--- Start ---

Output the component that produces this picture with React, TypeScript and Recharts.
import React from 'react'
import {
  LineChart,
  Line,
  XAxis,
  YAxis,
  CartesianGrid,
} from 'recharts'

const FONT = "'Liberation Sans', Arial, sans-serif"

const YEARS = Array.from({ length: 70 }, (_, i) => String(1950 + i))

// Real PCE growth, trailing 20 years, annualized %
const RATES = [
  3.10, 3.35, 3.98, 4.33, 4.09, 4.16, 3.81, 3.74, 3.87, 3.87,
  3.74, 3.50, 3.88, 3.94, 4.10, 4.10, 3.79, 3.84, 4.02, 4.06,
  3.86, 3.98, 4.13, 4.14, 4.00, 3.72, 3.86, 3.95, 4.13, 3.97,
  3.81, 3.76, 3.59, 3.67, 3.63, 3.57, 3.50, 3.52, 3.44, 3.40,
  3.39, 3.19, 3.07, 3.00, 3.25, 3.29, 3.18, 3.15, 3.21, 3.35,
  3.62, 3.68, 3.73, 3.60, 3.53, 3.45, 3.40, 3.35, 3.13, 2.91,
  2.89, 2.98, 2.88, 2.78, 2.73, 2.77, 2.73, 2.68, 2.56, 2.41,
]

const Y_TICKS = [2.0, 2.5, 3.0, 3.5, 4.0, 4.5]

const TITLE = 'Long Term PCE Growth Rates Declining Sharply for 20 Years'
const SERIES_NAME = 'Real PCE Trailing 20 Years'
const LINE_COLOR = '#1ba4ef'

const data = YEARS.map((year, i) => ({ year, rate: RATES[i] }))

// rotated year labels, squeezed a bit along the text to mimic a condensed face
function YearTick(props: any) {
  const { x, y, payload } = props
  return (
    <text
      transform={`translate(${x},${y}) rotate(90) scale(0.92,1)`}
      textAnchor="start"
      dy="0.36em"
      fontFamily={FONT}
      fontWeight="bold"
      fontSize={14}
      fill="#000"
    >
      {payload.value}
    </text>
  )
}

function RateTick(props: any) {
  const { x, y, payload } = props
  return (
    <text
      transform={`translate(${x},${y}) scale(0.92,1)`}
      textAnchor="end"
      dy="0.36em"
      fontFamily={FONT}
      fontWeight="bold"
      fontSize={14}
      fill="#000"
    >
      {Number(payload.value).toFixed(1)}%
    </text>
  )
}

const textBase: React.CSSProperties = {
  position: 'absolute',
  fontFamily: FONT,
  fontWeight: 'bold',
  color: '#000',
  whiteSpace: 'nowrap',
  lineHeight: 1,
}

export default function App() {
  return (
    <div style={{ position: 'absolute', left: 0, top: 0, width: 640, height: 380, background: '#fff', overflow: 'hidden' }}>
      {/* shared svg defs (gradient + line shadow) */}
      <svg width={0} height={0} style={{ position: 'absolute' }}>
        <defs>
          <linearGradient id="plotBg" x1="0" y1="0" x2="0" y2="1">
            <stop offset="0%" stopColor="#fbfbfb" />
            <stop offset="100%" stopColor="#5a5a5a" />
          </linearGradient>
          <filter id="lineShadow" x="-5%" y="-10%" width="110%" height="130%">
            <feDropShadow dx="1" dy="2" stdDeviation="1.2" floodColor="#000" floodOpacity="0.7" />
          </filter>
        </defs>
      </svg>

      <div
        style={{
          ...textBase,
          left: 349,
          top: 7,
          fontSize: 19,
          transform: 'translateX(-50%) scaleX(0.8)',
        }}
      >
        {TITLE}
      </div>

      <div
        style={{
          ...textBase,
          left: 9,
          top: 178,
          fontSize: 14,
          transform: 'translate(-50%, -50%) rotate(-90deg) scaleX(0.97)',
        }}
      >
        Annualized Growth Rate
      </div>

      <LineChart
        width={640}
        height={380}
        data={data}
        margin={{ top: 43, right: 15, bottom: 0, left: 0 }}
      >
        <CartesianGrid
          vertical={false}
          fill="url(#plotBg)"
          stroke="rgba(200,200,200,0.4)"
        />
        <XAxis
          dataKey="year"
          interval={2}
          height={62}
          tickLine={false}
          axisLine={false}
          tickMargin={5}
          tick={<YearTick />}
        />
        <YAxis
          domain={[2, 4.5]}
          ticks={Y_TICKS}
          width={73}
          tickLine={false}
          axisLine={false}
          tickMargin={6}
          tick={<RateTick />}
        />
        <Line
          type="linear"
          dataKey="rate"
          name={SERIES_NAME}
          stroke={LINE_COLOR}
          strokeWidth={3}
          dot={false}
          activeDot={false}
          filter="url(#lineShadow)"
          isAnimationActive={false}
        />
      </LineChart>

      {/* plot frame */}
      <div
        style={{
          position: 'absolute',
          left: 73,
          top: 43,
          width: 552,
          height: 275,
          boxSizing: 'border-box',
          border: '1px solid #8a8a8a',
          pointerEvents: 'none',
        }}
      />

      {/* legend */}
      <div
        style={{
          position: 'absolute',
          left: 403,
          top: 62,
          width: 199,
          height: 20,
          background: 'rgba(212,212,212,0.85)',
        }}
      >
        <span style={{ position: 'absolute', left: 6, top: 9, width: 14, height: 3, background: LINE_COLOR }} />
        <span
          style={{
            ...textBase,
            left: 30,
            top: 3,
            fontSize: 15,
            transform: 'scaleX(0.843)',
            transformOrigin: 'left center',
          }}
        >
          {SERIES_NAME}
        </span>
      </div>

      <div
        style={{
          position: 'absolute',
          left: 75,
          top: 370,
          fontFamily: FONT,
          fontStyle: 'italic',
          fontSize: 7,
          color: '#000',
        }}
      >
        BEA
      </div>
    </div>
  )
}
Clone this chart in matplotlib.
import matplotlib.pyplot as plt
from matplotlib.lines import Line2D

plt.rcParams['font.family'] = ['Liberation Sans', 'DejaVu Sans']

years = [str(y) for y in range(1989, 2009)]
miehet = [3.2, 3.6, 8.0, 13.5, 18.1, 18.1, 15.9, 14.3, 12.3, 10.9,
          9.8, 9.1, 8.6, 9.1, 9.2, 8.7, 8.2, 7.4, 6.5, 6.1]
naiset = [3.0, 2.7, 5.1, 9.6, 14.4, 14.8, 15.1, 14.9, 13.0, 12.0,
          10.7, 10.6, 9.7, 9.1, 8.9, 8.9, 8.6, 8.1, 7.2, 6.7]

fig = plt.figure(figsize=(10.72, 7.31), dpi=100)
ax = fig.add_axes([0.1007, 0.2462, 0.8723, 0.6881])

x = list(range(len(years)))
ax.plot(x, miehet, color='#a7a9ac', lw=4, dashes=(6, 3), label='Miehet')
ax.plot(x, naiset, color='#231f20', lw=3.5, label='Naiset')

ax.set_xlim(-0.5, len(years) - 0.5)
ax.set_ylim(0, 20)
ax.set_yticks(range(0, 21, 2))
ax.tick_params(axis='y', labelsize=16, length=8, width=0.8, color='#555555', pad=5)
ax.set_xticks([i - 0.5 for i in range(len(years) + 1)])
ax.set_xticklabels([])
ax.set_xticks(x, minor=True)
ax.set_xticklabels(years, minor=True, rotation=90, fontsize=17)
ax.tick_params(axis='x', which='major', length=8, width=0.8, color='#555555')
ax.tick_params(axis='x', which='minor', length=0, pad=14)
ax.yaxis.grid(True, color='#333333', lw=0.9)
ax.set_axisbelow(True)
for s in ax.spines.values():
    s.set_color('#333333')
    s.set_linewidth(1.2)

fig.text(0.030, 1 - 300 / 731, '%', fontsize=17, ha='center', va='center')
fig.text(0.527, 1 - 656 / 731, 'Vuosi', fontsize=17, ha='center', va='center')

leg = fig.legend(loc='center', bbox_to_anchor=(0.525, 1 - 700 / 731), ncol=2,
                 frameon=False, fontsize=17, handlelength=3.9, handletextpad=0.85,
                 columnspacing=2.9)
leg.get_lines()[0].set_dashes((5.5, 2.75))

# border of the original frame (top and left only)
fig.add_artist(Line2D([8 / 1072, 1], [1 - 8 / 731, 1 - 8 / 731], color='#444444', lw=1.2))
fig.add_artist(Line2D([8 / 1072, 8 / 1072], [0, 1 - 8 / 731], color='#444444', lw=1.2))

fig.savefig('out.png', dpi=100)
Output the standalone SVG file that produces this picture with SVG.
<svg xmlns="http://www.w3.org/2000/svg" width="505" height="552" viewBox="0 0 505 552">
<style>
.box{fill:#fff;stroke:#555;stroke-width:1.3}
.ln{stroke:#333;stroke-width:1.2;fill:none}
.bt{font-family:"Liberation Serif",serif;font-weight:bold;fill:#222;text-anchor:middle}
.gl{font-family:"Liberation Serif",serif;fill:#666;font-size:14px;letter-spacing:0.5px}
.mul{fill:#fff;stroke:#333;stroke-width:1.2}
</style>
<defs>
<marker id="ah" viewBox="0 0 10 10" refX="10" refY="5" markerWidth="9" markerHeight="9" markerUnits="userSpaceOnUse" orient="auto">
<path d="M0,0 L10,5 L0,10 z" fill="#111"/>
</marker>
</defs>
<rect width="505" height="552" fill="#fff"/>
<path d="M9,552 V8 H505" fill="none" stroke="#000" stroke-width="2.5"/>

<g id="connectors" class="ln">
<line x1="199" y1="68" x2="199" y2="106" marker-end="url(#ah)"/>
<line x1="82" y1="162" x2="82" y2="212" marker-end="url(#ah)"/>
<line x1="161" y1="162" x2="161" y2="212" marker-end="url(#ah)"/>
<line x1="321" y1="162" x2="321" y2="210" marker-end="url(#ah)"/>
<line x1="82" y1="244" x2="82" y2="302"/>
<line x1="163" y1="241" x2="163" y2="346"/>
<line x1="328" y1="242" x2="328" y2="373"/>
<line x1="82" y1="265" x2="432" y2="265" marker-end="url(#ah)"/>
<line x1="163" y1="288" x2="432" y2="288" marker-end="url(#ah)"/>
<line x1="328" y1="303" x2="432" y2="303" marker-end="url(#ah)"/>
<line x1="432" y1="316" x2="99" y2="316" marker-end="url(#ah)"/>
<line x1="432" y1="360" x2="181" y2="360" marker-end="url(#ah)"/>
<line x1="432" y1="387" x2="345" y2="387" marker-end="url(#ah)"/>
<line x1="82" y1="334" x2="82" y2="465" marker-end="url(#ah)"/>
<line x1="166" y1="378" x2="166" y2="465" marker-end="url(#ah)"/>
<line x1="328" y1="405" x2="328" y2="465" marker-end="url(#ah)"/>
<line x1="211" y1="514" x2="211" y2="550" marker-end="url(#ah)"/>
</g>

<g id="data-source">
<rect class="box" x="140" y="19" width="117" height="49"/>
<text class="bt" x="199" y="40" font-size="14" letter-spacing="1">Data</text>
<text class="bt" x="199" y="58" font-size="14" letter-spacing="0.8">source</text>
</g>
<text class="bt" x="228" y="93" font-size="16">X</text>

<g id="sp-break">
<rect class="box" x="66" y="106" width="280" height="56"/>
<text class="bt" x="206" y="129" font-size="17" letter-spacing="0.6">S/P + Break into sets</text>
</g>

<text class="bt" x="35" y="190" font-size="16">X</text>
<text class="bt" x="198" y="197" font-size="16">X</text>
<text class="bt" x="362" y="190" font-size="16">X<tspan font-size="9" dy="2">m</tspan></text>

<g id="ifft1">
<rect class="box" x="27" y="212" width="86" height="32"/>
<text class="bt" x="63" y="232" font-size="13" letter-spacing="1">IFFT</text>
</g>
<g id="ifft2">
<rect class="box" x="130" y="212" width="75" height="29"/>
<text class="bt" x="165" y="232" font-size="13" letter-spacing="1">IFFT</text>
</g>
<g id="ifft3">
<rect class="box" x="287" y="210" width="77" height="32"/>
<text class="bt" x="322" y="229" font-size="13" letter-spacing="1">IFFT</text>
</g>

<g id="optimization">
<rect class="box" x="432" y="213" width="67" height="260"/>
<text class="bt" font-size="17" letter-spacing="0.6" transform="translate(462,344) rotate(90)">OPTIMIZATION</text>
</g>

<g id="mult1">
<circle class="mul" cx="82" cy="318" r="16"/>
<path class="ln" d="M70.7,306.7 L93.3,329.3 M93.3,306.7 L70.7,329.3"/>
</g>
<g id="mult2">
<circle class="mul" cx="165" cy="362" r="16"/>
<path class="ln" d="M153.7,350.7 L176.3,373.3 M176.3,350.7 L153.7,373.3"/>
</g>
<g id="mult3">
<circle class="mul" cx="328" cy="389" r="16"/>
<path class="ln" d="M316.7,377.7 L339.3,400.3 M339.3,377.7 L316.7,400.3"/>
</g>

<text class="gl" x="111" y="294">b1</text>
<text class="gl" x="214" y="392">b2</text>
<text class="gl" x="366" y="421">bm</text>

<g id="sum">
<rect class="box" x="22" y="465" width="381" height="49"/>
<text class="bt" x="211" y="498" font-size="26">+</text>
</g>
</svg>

--- End ---

What the task requires: Show the lines from the data above that contain the string "picture".

Answer for the task:
Output the component that produces this picture with React, TypeScript and Recharts.
Output the standalone SVG file that produces this picture with SVG.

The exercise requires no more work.